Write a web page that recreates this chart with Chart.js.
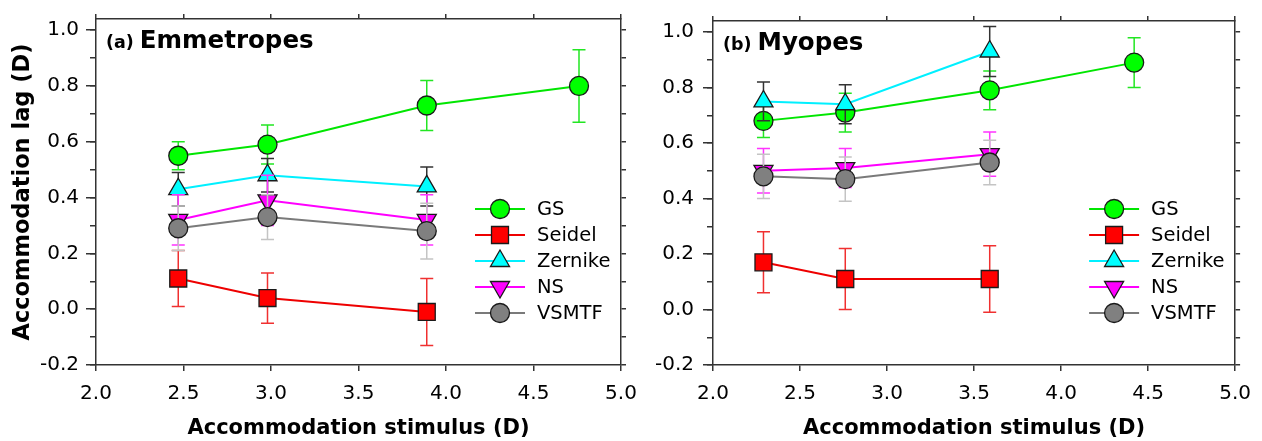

•••••

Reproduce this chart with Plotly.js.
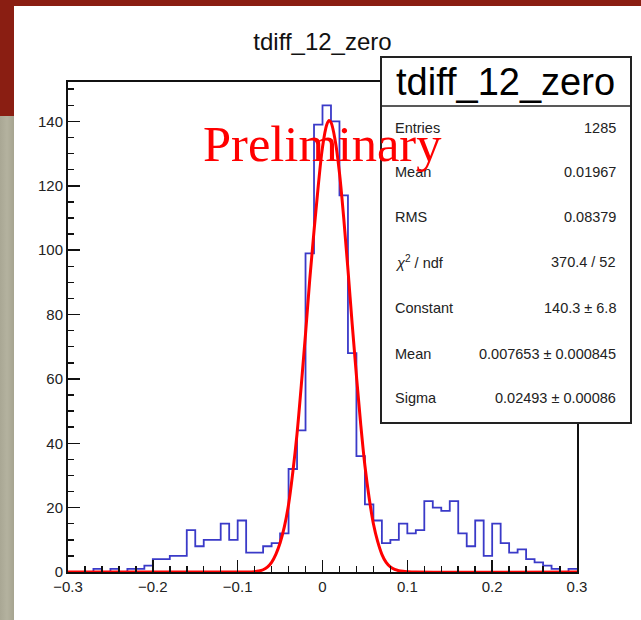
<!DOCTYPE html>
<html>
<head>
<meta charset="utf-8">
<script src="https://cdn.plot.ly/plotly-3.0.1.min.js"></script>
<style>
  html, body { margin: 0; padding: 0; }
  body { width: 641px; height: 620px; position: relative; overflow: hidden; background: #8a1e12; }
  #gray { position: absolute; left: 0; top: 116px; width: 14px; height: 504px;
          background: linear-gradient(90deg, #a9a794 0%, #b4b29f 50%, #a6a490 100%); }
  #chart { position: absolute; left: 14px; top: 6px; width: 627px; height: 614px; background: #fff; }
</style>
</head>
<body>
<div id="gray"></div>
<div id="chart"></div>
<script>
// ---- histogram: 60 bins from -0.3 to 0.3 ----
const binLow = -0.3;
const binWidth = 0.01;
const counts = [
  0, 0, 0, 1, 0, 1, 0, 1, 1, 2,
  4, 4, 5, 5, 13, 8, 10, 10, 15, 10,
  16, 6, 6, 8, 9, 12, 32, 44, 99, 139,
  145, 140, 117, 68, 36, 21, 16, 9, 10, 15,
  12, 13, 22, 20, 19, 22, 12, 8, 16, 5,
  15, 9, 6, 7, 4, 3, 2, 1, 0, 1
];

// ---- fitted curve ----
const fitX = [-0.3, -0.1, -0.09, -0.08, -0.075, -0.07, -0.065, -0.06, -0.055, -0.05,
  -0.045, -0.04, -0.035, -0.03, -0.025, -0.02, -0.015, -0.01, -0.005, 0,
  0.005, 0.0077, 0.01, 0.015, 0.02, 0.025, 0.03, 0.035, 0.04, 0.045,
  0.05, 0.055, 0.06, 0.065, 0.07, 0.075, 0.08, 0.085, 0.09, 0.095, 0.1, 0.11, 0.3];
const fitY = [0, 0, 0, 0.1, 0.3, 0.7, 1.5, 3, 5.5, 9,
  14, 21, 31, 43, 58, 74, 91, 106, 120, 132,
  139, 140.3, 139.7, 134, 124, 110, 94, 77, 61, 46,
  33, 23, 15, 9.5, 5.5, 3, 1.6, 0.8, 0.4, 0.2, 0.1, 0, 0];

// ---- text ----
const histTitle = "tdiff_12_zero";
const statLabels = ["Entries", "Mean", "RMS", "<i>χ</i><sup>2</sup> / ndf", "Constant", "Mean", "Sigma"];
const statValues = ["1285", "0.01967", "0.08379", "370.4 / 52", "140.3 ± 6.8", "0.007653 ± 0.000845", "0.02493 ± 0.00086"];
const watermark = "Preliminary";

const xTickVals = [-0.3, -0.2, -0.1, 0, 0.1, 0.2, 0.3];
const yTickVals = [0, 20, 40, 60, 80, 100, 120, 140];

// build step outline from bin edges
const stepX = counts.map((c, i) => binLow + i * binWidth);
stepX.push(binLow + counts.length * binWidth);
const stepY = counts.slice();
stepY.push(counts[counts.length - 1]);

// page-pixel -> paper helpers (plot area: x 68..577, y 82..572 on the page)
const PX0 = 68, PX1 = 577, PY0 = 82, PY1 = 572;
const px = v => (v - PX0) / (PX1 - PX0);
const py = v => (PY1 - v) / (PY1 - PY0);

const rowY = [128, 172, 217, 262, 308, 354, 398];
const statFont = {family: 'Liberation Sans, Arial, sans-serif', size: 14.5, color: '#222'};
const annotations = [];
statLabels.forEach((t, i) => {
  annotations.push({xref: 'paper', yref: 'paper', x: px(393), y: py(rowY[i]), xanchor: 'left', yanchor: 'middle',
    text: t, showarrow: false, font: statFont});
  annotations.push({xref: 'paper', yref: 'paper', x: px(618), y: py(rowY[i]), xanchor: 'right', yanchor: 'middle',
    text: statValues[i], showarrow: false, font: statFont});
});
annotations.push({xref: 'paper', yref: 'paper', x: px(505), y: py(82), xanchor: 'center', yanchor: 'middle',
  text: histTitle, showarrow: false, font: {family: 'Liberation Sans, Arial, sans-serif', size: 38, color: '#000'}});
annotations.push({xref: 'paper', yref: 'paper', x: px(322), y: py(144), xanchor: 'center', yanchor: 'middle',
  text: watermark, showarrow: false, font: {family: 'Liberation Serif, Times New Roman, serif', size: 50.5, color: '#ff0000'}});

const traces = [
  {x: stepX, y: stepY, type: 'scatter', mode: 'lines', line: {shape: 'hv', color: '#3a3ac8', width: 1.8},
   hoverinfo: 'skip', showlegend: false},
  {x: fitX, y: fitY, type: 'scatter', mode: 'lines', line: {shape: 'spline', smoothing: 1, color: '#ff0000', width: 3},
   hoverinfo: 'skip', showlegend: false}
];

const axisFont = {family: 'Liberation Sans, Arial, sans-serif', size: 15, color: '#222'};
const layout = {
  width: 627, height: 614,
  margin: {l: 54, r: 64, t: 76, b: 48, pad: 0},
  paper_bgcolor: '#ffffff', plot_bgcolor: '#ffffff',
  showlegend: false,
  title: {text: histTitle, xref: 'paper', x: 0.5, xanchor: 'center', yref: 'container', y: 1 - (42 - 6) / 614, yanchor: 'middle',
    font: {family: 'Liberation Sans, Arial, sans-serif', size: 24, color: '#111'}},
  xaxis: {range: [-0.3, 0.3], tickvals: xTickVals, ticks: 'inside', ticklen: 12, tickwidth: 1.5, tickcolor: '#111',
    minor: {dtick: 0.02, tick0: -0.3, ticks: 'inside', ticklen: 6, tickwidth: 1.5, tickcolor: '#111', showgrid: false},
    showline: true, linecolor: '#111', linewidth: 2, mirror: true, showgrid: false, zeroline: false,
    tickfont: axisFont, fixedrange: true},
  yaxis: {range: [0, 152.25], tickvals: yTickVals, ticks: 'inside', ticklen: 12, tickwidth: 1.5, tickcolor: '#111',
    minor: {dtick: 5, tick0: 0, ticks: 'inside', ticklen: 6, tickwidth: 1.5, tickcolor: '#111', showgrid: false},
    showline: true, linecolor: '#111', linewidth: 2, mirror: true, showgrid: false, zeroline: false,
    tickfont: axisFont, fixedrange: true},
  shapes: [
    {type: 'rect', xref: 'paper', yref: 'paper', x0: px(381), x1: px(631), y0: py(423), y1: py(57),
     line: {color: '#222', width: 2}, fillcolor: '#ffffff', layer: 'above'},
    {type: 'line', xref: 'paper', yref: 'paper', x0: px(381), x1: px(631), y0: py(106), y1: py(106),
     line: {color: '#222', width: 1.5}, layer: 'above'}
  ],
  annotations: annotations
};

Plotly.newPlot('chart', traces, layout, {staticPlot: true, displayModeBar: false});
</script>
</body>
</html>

•••••

## EXERCISE AIM
Identify the lines above that contain the word "this", then copy them.

## SOLUTION
Write a web page that recreates this chart with Chart.js.
Reproduce this chart with Plotly.js.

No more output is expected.